この「モリブデン」の命名はシェーレによるものです。
また酸化モリブデンを石炭で還元して金属モリブデンを単離したのはシェーレの友人、イェルムだったといいます。
シェーレは灰重石(tungsten:タングステン)の命名者でもあります。
これは「重い石」という意味だそうです。

このようにフロギストン説に立ちながらもシェーレとその時代の化学者は「酸化と還元」を実際に行っており、それによって純粋な元素を手にしていたのです。
人類が鉄の精錬を古代より行っていましたが、これもコークスもしくは石炭を用いた酸化還元反応でした。
ただ、どうしてそうすれば純粋な鉄が得られるのかというストーリーは神のみぞ知る状態でした。

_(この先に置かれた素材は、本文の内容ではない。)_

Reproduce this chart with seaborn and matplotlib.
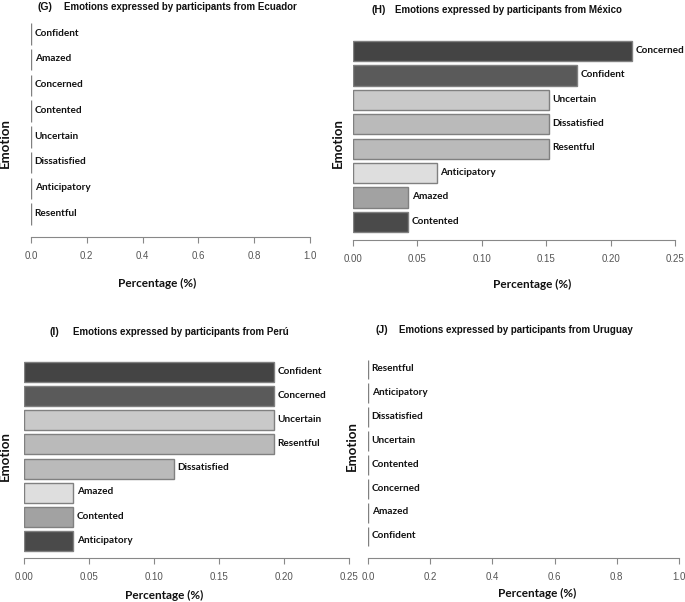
import matplotlib
matplotlib.use("Agg")
import matplotlib.pyplot as plt
import seaborn as sns
import pandas as pd
from matplotlib import font_manager

# data (share of participants per emotion)
ecuador_emotions = ['Confident', 'Amazed', 'Concerned', 'Contented', 'Uncertain', 'Dissatisfied', 'Anticipatory', 'Resentful']
ecuador_values = [0, 0, 0, 0, 0, 0, 0, 0]

mexico_emotions = ['Concerned', 'Confident', 'Uncertain', 'Dissatisfied', 'Resentful', 'Anticipatory', 'Amazed', 'Contented']
mexico_values = [0.217, 0.174, 0.152, 0.152, 0.152, 0.065, 0.043, 0.043]

peru_emotions = ['Confident', 'Concerned', 'Uncertain', 'Resentful', 'Dissatisfied', 'Amazed', 'Contented', 'Anticipatory']
peru_values = [0.192, 0.192, 0.192, 0.192, 0.115, 0.038, 0.038, 0.038]

uruguay_emotions = ['Resentful', 'Anticipatory', 'Dissatisfied', 'Uncertain', 'Contented', 'Concerned', 'Amazed', 'Confident']
uruguay_values = [0, 0, 0, 0, 0, 0, 0, 0]

# bar fill by rank position
rank_colors = ['#444444', '#5a5a5a', '#c9c9c9', '#bababa', '#bababa', '#dedede', '#a2a2a2', '#4a4a4a']

sns.set_style("white")
names = {f.name for f in font_manager.fontManager.ttflist}
narrow = 'Liberation Sans Narrow' if 'Liberation Sans Narrow' in names else 'Liberation Sans'
plt.rcParams['font.family'] = [narrow, 'DejaVu Sans']

W, H = 685, 602
fig = plt.figure(figsize=(W / 100, H / 100), dpi=100)


def px_axes(l, t, r, b):
    return fig.add_axes([l / W, 1 - b / H, (r - l) / W, (b - t) / H])


def panel(emotions, values, box, xmax, ticks, fmt, offset, letter, title, title_pos, xlab_pos, ylab_pos):
    ax = px_axes(*box)
    df = pd.DataFrame({'Emotion': emotions, 'Percentage': values})
    sns.barplot(data=df, x='Percentage', y='Emotion', hue='Emotion', palette=rank_colors,
                legend=False, orient='h', width=0.83, edgecolor='#808080', linewidth=1.0,
                saturation=1, ax=ax)
    ax.set_xlim(0, xmax)
    ax.set_ylim(7.5, -0.5)
    for i, (e, v) in enumerate(zip(emotions, values)):
        ax.annotate(e, (v, i), xytext=(2.6, 0.5), textcoords='offset points', va='center', ha='left',
                    fontsize=7.2, fontweight='bold', family=['Lato', 'DejaVu Sans'], color='#111111',
                    annotation_clip=False)
    for s in ['top', 'right', 'left']:
        ax.spines[s].set_visible(False)
    ax.spines['bottom'].set_position(('outward', offset * 0.72))
    ax.spines['bottom'].set_bounds(0, xmax)
    ax.spines['bottom'].set_color('#888888')
    ax.set_xticks(ticks)
    ax.set_xticklabels([fmt.format(t) for t in ticks])
    ax.tick_params(axis='x', bottom=True, length=4, width=0.8, color='#888888', pad=6,
                   labelsize=7, labelcolor='#555555')
    ax.set_yticks([])
    ax.set_xlabel('')
    ax.set_ylabel('')
    fig.text(title_pos[0] / W, 1 - title_pos[2] / H, letter, fontsize=7.6, fontweight='bold',
             va='center', ha='left', color='#111111')
    fig.text(title_pos[1] / W, 1 - title_pos[2] / H, title, fontsize=7.0, fontweight='bold',
             va='center', ha='left', color='#111111')
    fig.text(xlab_pos[0] / W, 1 - xlab_pos[1] / H, 'Percentage (%)', fontsize=8.5, fontweight='bold',
             family=['Lato', 'DejaVu Sans'], va='center', ha='center', color='#111111')
    fig.text(ylab_pos[0] / W, 1 - ylab_pos[1] / H, 'Emotion', fontsize=9.5, fontweight='bold',
             family=['Lato', 'DejaVu Sans'], va='center', ha='center', rotation=90, color='#111111')
    return ax


ticks1 = [0.0, 0.2, 0.4, 0.6, 0.8, 1.0]
ticks25 = [0.0, 0.05, 0.10, 0.15, 0.20, 0.25]

panel(ecuador_emotions, ecuador_values, (31, 21, 310, 227), 1.0, ticks1, '{:.1f}', 10,
      '(G)', 'Emotions expressed by participants from Ecuador', (37, 64, 7), (157, 283), (5, 143))
panel(mexico_emotions, mexico_values, (353, 39, 675, 234), 0.25, ticks25, '{:.2f}', 6,
      '(H)', 'Emotions expressed by participants from México', (371, 395, 10), (532, 284), (338, 143))
panel(peru_emotions, peru_values, (24, 360, 349, 553), 0.25, ticks25, '{:.2f}', 5,
      '(I)', 'Emotions expressed by participants from Perú', (50, 73, 332), (164, 595), (5, 456))
panel(uruguay_emotions, uruguay_values, (368, 357.5, 679, 548.5), 1.0, ticks1, '{:.1f}', 9.5,
      '(J)', 'Emotions expressed by participants from Uruguay', (375, 399, 330), (537, 593), (352, 446))

fig.savefig('out.png', dpi=100)
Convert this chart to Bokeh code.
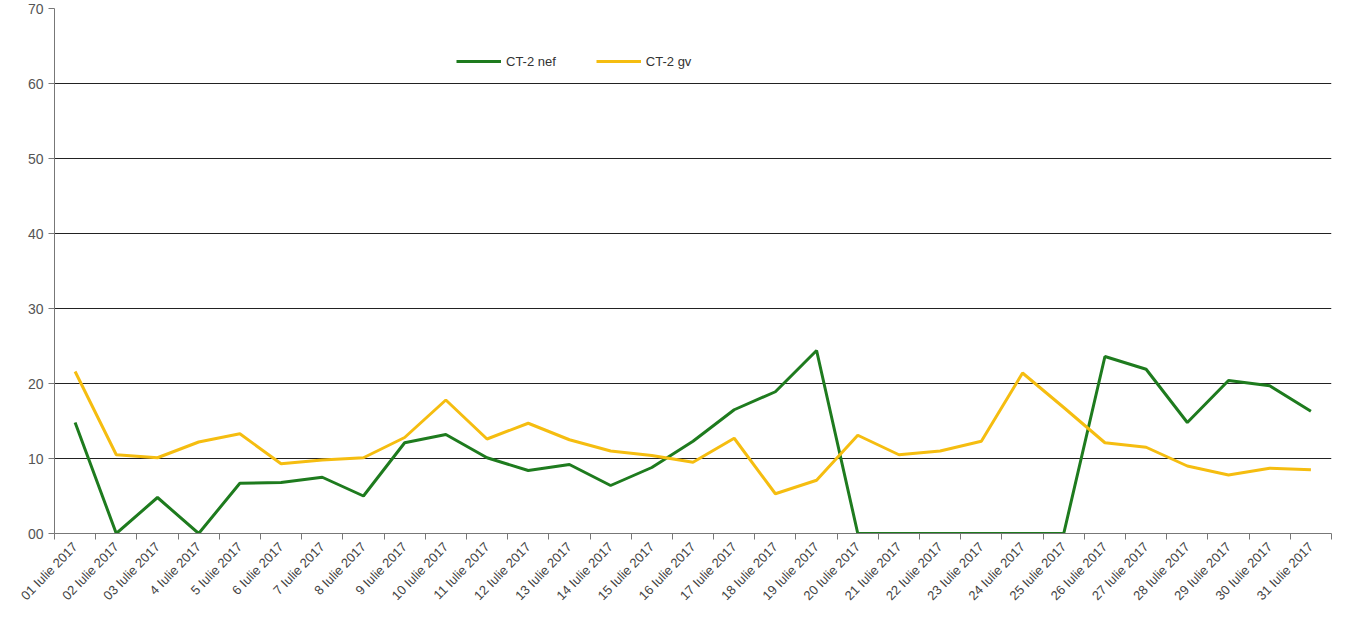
from bokeh.plotting import figure
from bokeh.models import FixedTicker, Legend, LegendItem, Range1d
from bokeh.embed import file_html
from bokeh.resources import INLINE

days = ["01 Iulie 2017", "02 Iulie 2017", "03 Iulie 2017"] + ["%d Iulie 2017" % d for d in range(4, 32)]
nef = [14.8, 0, 4.8, 0, 6.7, 6.8, 7.5, 5.0, 12.1, 13.2, 10.1, 8.4, 9.2, 6.4, 8.8, 12.3,
       16.5, 18.9, 24.4, 0, 0, 0, 0, 0, 0, 23.6, 21.9, 14.8, 20.4, 19.7, 16.3]
gv = [21.6, 10.5, 10.1, 12.2, 13.3, 9.3, 9.8, 10.1, 12.8, 17.8, 12.6, 14.7, 12.5, 11.0, 10.4, 9.5,
      12.7, 5.3, 7.1, 13.1, 10.5, 11.0, 12.3, 21.4, 16.8, 12.1, 11.5, 9.0, 7.8, 8.7, 8.5]
y_ticks = [0, 10, 20, 30, 40, 50, 60, 70]
y_labels = ["00", "10", "20", "30", "40", "50", "60", "70"]

xs = [i + 0.5 for i in range(len(days))]
FONT = "Liberation Sans"

p = figure(width=1333, height=611, output_backend="svg", toolbar_location=None,
           x_range=Range1d(0, len(days)), y_range=Range1d(0, 70),
           min_border_left=54, min_border_right=2, min_border_top=8, min_border_bottom=70)
p.outline_line_color = None
p.background_fill_color = "white"

g1 = p.line(xs, nef, line_color="#1e7b1e", line_width=3)
g2 = p.line(xs, gv, line_color="#f5bd10", line_width=3)

p.xaxis.ticker = FixedTicker(ticks=xs, minor_ticks=list(range(len(days) + 1)))
p.xaxis.major_label_overrides = {x: d for x, d in zip(xs, days)}
p.xaxis.major_label_orientation = 0.8
p.xaxis.major_tick_line_color = None
p.xaxis.minor_tick_in = 0
p.xaxis.minor_tick_out = 6
p.xaxis.minor_tick_line_color = "#777777"
p.xaxis.axis_line_color = "#777777"
p.xaxis.major_label_text_font = FONT
p.xaxis.major_label_text_font_size = "13px"
p.xaxis.major_label_text_color = "#444444"

p.yaxis.ticker = FixedTicker(ticks=y_ticks)
p.yaxis.major_label_overrides = {t: l for t, l in zip(y_ticks, y_labels)}
p.yaxis.minor_tick_line_color = None
p.yaxis.major_tick_in = 0
p.yaxis.major_tick_out = 6
p.yaxis.major_tick_line_color = "#777777"
p.yaxis.axis_line_color = "#777777"
p.yaxis.major_label_text_font = FONT
p.yaxis.major_label_text_font_size = "14px"
p.yaxis.major_label_text_color = "#555555"

p.xgrid.grid_line_color = None
p.ygrid.grid_line_color = "#222222"
p.ygrid.grid_line_width = 1

legend = Legend(items=[LegendItem(label="CT-2 nef", renderers=[g1]),
                       LegendItem(label="CT-2 gv", renderers=[g2])],
                orientation="horizontal", location=(402, 462))
legend.border_line_color = None
legend.background_fill_alpha = 0
legend.label_text_font = FONT
legend.label_text_font_size = "13px"
legend.label_text_color = "#333333"
legend.glyph_width = 45
legend.spacing = 40
p.add_layout(legend, "center")

open("out.html", "w").write(file_html(p, INLINE))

ほかにシアン化水素や硫化水素もシェーレが発見したと言われています。

シェーレのこれらの目覚ましい業績のため、多くの大学から招聘の勧誘が彼に届きますが、彼は一介の薬剤師としての仕事を貫き、1762年5月21日に43歳の若さで亡くなります。
どうやら、危険な化学物質に冒されて体を壊していたようです。
一説に、シェーレは化学物質の性質を調べるのに舐める癖があり、それで毒に中(あた)ったのではないかと言われています。
これね、あたしも舐めて「あ、アルカリだ」「これは酸性だね」とやってましたわ。
危ねぇなぁ。

シェーレこそ、錬金術をサイエンスに高めた偉大な研究者だったと言っていい。
また彼と同時代に、ドイツやフランス、イギリスで化学が長足の発展を遂げるのも科学史として興味深いものです。
四元素説から始まるフロギストン説と酸化説は、人々に天動説と地動説のような思索の往還をもたらし、宗教や常識から脱却する機会を与えたのです。

科学とは疑うことだと、改めて認識するあたしでした。
十四歳のシェーレ君、ありがとう。